__Exercise brief__. Retype verbatim only the lines below, starting at the one that contains "Reproduce this chart" and ending at the one that contains "0.36, 0.42, 0.48]". Pictures are excluded from the copy.

__Information shown__.
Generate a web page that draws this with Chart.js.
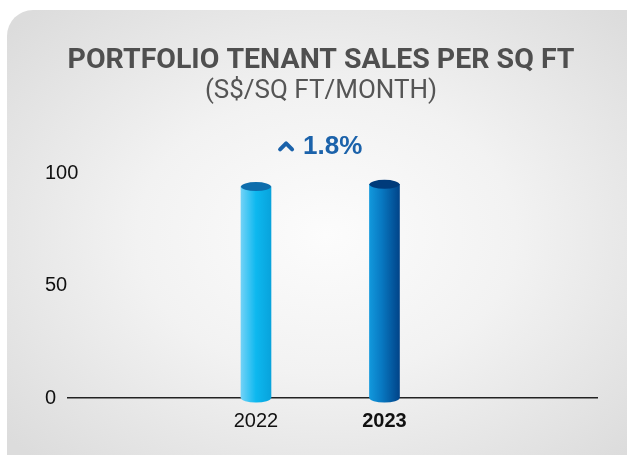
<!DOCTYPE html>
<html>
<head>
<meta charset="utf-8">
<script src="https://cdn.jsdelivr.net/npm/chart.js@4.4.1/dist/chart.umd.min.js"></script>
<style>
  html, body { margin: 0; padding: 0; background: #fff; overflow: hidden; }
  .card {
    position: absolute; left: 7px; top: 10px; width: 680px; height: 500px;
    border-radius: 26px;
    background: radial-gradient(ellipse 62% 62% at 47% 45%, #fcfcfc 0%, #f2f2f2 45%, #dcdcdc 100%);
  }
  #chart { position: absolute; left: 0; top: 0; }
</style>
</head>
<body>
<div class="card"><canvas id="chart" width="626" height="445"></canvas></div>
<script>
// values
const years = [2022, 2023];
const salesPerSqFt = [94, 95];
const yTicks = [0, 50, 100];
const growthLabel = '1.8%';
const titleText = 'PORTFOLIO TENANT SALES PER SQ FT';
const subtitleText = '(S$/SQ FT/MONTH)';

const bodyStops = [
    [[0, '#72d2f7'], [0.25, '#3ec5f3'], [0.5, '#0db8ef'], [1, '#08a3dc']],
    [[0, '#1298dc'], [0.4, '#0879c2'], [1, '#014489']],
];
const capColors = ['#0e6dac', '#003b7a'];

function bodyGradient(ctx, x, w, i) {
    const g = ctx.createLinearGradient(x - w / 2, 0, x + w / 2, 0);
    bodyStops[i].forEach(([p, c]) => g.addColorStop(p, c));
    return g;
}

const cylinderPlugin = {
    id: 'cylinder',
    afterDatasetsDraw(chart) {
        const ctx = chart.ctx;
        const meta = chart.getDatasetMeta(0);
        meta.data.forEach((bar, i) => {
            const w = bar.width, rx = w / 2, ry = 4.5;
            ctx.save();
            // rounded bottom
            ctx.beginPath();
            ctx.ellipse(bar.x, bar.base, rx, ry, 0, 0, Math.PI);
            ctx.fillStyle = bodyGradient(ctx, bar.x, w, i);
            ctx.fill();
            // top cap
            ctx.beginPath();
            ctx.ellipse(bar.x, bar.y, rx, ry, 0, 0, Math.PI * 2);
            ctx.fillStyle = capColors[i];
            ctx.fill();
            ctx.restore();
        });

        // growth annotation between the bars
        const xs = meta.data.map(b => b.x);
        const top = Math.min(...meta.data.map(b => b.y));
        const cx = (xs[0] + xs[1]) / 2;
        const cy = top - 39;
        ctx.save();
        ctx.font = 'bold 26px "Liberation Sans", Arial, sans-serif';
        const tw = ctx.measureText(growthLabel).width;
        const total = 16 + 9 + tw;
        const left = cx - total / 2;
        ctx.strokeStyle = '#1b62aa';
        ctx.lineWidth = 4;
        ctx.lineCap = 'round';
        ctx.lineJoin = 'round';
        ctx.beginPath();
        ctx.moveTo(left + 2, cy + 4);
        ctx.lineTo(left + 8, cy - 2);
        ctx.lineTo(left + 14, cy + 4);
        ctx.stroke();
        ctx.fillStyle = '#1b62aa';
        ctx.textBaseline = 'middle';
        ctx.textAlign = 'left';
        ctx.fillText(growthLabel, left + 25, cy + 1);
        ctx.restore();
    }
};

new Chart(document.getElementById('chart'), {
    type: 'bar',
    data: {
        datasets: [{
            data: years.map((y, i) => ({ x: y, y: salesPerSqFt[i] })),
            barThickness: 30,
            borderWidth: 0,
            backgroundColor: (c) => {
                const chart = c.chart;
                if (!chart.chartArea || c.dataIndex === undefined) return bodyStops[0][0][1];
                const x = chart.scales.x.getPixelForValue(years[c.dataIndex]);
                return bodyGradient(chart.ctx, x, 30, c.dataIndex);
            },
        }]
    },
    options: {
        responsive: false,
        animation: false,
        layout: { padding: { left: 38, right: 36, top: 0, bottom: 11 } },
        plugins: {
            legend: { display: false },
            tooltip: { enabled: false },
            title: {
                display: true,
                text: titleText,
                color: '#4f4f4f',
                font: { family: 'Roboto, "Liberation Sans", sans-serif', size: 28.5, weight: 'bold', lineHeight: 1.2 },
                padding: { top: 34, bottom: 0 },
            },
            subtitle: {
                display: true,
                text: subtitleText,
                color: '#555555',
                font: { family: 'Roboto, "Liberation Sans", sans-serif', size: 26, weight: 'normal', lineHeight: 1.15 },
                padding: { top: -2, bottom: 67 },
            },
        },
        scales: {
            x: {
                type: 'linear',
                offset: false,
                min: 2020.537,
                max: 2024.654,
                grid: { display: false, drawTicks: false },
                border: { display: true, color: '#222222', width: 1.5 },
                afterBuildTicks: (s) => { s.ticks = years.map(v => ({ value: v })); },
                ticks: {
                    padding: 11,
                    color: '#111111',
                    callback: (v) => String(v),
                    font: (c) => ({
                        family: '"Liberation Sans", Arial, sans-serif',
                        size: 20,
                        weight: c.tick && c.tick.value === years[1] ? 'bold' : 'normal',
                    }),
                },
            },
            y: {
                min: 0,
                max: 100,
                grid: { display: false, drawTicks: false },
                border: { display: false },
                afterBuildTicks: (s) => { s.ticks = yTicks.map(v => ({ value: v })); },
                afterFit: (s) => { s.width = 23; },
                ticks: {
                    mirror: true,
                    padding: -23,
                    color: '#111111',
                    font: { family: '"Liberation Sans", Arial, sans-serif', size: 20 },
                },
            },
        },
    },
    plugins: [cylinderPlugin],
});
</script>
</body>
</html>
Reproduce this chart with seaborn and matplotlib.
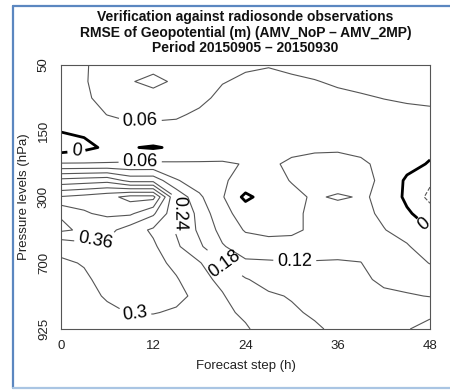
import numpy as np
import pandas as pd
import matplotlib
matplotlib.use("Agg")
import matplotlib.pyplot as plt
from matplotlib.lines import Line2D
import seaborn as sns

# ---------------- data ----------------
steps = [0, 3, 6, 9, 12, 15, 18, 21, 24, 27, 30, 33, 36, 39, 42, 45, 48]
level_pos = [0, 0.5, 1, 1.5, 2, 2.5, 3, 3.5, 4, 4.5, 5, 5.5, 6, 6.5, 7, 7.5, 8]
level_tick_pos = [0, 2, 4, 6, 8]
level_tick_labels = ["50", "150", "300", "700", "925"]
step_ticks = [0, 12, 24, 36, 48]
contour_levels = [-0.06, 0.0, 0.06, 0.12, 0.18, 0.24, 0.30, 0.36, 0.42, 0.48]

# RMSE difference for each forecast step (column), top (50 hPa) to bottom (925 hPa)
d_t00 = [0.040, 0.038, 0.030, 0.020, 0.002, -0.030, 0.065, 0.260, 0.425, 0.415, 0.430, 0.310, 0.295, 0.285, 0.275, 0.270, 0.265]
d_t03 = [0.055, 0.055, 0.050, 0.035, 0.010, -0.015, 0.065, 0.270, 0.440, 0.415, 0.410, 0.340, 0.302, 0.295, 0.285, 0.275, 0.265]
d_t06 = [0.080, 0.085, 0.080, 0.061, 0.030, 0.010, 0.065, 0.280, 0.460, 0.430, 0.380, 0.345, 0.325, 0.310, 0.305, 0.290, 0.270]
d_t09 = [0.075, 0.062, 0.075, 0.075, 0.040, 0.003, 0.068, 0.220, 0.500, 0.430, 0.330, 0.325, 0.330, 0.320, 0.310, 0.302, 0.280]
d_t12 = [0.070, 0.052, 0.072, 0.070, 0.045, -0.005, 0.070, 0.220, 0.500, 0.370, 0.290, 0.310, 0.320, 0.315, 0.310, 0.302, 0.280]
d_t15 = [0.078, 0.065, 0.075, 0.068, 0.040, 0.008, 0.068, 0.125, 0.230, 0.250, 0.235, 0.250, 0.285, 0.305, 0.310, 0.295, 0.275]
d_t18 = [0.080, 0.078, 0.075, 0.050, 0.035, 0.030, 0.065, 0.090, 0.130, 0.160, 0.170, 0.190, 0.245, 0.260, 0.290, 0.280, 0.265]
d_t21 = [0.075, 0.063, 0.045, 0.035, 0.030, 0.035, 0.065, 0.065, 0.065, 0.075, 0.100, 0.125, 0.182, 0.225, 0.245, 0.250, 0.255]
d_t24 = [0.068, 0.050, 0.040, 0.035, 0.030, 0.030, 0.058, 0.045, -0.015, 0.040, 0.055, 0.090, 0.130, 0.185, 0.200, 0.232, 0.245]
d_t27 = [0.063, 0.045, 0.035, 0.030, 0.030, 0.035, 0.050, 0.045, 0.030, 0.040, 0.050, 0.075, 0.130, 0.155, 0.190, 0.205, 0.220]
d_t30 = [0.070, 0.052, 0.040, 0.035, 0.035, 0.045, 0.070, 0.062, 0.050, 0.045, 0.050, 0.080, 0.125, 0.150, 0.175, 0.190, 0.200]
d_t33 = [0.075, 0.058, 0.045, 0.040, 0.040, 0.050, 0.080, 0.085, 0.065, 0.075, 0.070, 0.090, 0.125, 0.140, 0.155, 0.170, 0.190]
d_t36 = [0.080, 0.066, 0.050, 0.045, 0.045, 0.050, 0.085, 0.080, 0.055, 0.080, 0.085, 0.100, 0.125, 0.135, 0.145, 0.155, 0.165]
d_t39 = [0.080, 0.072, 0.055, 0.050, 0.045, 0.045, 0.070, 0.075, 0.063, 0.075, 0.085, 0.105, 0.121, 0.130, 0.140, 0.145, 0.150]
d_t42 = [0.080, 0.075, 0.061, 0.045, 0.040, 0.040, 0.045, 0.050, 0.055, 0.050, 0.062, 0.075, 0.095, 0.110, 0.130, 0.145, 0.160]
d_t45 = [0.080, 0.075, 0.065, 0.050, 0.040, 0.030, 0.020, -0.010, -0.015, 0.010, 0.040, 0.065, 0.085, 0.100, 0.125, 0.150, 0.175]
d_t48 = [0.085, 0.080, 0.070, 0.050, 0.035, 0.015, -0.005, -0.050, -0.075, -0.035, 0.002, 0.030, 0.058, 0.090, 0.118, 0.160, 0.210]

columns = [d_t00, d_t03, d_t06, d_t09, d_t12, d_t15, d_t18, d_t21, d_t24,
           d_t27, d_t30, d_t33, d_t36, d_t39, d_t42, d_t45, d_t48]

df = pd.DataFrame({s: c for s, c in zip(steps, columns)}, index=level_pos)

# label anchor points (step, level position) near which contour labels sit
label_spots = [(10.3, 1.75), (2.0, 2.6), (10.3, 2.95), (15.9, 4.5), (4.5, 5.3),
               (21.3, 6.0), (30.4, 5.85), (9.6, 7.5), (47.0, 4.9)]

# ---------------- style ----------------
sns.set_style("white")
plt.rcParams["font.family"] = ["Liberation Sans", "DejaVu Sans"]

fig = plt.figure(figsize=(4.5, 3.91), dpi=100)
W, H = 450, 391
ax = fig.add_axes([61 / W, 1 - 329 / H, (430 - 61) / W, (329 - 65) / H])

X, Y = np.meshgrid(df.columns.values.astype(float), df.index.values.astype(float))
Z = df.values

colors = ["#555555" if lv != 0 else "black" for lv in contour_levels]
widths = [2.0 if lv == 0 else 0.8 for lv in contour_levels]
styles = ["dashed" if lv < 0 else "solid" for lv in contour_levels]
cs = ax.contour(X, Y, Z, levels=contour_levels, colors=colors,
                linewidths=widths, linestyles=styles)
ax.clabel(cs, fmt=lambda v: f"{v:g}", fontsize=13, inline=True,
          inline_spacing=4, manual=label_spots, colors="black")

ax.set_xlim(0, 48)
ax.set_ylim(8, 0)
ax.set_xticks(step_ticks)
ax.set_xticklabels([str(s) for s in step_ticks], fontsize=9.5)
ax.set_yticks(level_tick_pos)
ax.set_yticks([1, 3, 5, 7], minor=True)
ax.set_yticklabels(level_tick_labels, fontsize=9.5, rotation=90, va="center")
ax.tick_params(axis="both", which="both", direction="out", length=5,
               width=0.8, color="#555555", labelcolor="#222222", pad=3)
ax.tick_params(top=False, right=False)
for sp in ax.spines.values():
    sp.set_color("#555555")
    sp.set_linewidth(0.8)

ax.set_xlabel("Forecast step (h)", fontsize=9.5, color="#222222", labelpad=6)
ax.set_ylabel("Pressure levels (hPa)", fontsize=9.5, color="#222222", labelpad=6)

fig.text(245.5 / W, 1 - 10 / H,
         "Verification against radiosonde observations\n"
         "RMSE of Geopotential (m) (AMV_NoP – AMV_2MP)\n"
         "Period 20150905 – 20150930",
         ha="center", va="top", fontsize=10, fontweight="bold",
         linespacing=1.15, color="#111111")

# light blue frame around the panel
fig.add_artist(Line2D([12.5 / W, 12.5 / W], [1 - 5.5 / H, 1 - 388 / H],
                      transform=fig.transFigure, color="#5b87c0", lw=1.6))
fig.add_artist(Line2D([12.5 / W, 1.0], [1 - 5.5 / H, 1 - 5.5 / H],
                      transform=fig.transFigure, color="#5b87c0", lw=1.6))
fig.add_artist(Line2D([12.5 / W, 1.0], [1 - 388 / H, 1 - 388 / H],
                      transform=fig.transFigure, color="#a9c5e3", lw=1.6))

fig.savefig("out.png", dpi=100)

__Result of this exercise__.
Reproduce this chart with seaborn and matplotlib.
import numpy as np
import pandas as pd
import matplotlib
matplotlib.use("Agg")
import matplotlib.pyplot as plt
from matplotlib.lines import Line2D
import seaborn as sns

# ---------------- data ----------------
steps = [0, 3, 6, 9, 12, 15, 18, 21, 24, 27, 30, 33, 36, 39, 42, 45, 48]
level_pos = [0, 0.5, 1, 1.5, 2, 2.5, 3, 3.5, 4, 4.5, 5, 5.5, 6, 6.5, 7, 7.5, 8]
level_tick_pos = [0, 2, 4, 6, 8]
level_tick_labels = ["50", "150", "300", "700", "925"]
step_ticks = [0, 12, 24, 36, 48]
contour_levels = [-0.06, 0.0, 0.06, 0.12, 0.18, 0.24, 0.30, 0.36, 0.42, 0.48]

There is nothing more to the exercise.